The mutual information is defined on random variables. That is, $I(X;Y)$ denotes the mutual information between random variables $X$ and $Y$.
On the other hand, the the Kullback-Leibler divergence is defined on probability distributions; i.e., $D_{\mathrm{KL}}(P\|Q)$ denotes the K-L divergence of the probability distribution $P$ with respect to the probability distribution $Q$.
Why aren't $I$ and $D_{\mathrm{KL}}$ both defined on random variables (or both defined on probability distributions)?

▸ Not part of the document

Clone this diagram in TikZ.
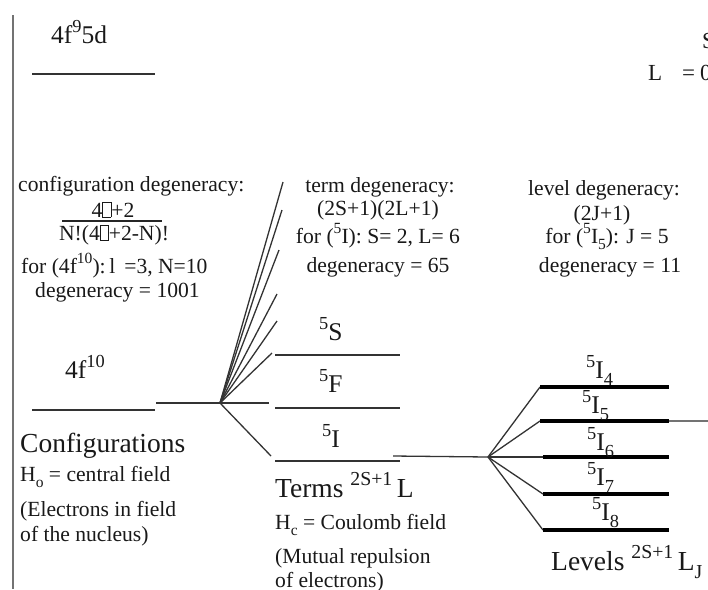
\documentclass[tikz,border=0pt]{standalone}
\usepackage{fontspec}
\setmainfont{Liberation Serif}
\newcommand{\gbox}{{\setlength\fboxsep{0pt}\setlength\fboxrule{0.4pt}\fbox{\rule{0pt}{0.68em}\hspace{0.38em}}}}
\newcommand{\sps}[1]{\raisebox{0.42em}{\scalebox{0.72}{#1}}}
\newcommand{\sbs}[1]{\raisebox{-0.3em}{\scalebox{0.72}{#1}}}
\begin{document}
\begin{tikzpicture}[x=1pt,y=-1pt,
  lvl/.style={draw=black!80, line width=1.4pt},
  thick lvl/.style={draw=black, line width=4pt},
  conn/.style={draw=black!80, line width=1.3pt},
  txt/.style={inner sep=0pt, font=\fontsize{21.6}{24}\selectfont, text=black!90},
  big/.style={inner sep=0pt, font=\fontsize{27.5}{30}\selectfont, text=black!90},
  lab/.style={inner sep=0pt, font=\fontsize{25.5}{28}\selectfont, text=black!90}]
\useasboundingbox (0,0) rectangle (708,589);
\fill[white] (0,0) rectangle (708,589);
% frame line
\coordinate (v1) at (13,15); \coordinate (v2) at (13,589);
\draw[draw=black!55, line width=1.5pt] (v1) -- (v2);
% configurations
\coordinate (c9a) at (32,74); \coordinate (c9b) at (155,74);
\coordinate (cfa) at (32,410); \coordinate (cfb) at (155,410);
\coordinate (cfx) at (156,403); \coordinate (fo) at (220,403); \coordinate (fend) at (269,403);
\draw[lvl] (c9a) -- (c9b);
\draw[lvl] (cfa) -- (cfb);
\draw[conn] (cfx) -- (fend);
% terms
\coordinate (Sa) at (275,355); \coordinate (Sb) at (400,355);
\coordinate (Fa) at (275,408); \coordinate (Fb) at (400,408);
\coordinate (Ia) at (275,461); \coordinate (Ib) at (400,461);
\draw[lvl] (Sa) -- (Sb);
\draw[lvl] (Fa) -- (Fb);
\draw[lvl] (Ia) -- (Ib);
% fan
\coordinate (t1) at (283,182);
\coordinate (t2) at (282,210);
\coordinate (t3) at (279,250);
\coordinate (t4) at (277,294);
\coordinate (t5) at (277,321);
\coordinate (t6) at (272,353);
\coordinate (tI) at (271,456);
\foreach \t in {t1,t2,t3,t4,t5,t6,tI} \draw[conn] (fo) -- (\t);
% levels
\coordinate (ic1) at (393,456); \coordinate (lo) at (488,457);
\draw[conn] (ic1) -- (lo);
\coordinate (L4a) at (540,387); \coordinate (L4b) at (669,387);
\coordinate (L5a) at (540,421); \coordinate (L5b) at (669,421); \coordinate (L5c) at (708,421);
\coordinate (L6a) at (543,457); \coordinate (L6b) at (669,457);
\coordinate (L7a) at (543,494); \coordinate (L7b) at (669,494);
\coordinate (L8a) at (543,530); \coordinate (L8b) at (669,530);
\foreach \a in {L4a,L5a,L6a,L7a,L8a} \draw[conn] (lo) -- (\a);
\draw[draw=black!55, line width=1.3pt] (L5b) -- (L5c);
\draw[thick lvl] (L4a) -- (L4b);
\draw[thick lvl] (L5a) -- (L5b);
\draw[thick lvl] (L6a) -- (L6b);
\draw[thick lvl] (L7a) -- (L7b);
\draw[thick lvl] (L8a) -- (L8b);
% top-left texts
\node[lab, anchor=base west] (n95d) at (51,43) {4f\sps{9}5d};
\node[txt, anchor=base west, font=\fontsize{23}{26}\selectfont] (nS) at (702,48) {S};
\node[txt, anchor=base west, font=\fontsize{23}{26}\selectfont] (nL) at (648,80) {L};
\node[txt, anchor=base west, font=\fontsize{23}{26}\selectfont] (nEq) at (682,80) {=};
\node[txt, anchor=base west, font=\fontsize{23}{26}\selectfont] (nZ) at (700,80) {0};
% configuration degeneracy
\node[txt, anchor=base west] (cdeg) at (18,191) {configuration degeneracy:};
\node[txt, anchor=base] (cnum) at (113,217) {4\gbox+2};
\coordinate (fb1) at (62,221); \coordinate (fb2) at (162,221);
\draw[draw=black!85, line width=1.1pt] (fb1) -- (fb2);
\node[txt, anchor=base] (cden) at (114,240) {N!(4\gbox+2-N)!};
\node[txt, anchor=base west] (cfor) at (21,273) {for (4f\sps{10}):\,l\ \,=3, N=10};
\node[txt, anchor=base west] (cd1001) at (35,297) {degeneracy = 1001};
% term degeneracy
\node[txt, anchor=base] (tdeg) at (380,192) {term degeneracy:};
\node[txt, anchor=base] (tfm) at (378,215) {(2S+1)(2L+1)};
\node[txt, anchor=base] (tfor) at (378,243) {for (\sps{5}I): S= 2, L= 6};
\node[txt, anchor=base] (td65) at (378,272) {degeneracy = 65};
% level degeneracy
\node[txt, anchor=base] (ldeg) at (604,195) {level degeneracy:};
\node[txt, anchor=base] (lfm) at (602,220) {(2J+1)};
\node[txt, anchor=base] (lfor) at (607,243) {for (\sps{5}I\sbs{5}): J = 5};
\node[txt, anchor=base] (ld11) at (610,272) {degeneracy = 11};
% configuration labels
\node[lab, anchor=base west] (n410) at (65,378) {4f\sps{10}};
\node[big, anchor=base west] (conf) at (20,452) {Configurations};
\node[txt, anchor=base west] (ho) at (20,481) {H\sbs{o} = central field};
\node[txt, anchor=base west] (el1) at (20,516) {(Electrons in field};
\node[txt, anchor=base west] (el2) at (20,541) {of the nucleus)};
% term labels
\node[lab, anchor=base west] (n5S) at (319,340) {\sps{5}S};
\node[lab, anchor=base west] (n5F) at (319,392) {\sps{5}F};
\node[lab, anchor=base west] (n5I) at (322,447) {\sps{5}I};
\node[big, anchor=base west] (terms) at (275,497) {Terms \sps{2S+1}\,L};
\node[txt, anchor=base west] (hc) at (275,529) {H\sbs{c} = Coulomb field};
\node[txt, anchor=base west] (mu1) at (275,563) {(Mutual repulsion};
\node[txt, anchor=base west] (mu2) at (275,587) {of electrons)};
% level labels
\node[lab, anchor=base west] (l4) at (586,378) {\sps{5}I\sbs{4}};
\node[lab, anchor=base west] (l5) at (582,413) {\sps{5}I\sbs{5}};
\node[lab, anchor=base west] (l6) at (587,450) {\sps{5}I\sbs{6}};
\node[lab, anchor=base west] (l7) at (587,485) {\sps{5}I\sbs{7}};
\node[lab, anchor=base west] (l8) at (592,520) {\sps{5}I\sbs{8}};
\node[big, anchor=base west] (levels) at (551,570) {Levels \sps{2S+1}\,L\sbs{J}};
\end{tikzpicture}
\end{document}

I think it is actually natural to use different notation so in this case. Mutual information is defined on the joint of $X$ and $Y$, and if written as a function of the joint as $I(p(X,Y))$, there could be confusion in higher dimensions. Suppose $X = [x_1, \ldots, x_n]$ and $Y = [x_{n+1}, \ldots, x_{n+m}]$. Then writing $I(p(x_1, \ldots, x_{n+m}))$ would be ambiguous without specifying which variables form $X$ and which form $Y$.
On the other hand, Kullback-Leibler divergence is defined on two marginal distributions of $X$ and $Y$, and the joint must be ignored (or assumed independent). Hence writing $D_{KL}(X,Y)$ would be confusing if they are indeed dependent. In this case writing the marginal distributions directly makes more sense.
And of course, you know that mutual information is just the Kullback-Leibler divergence between the product of marginals and the joint distribution.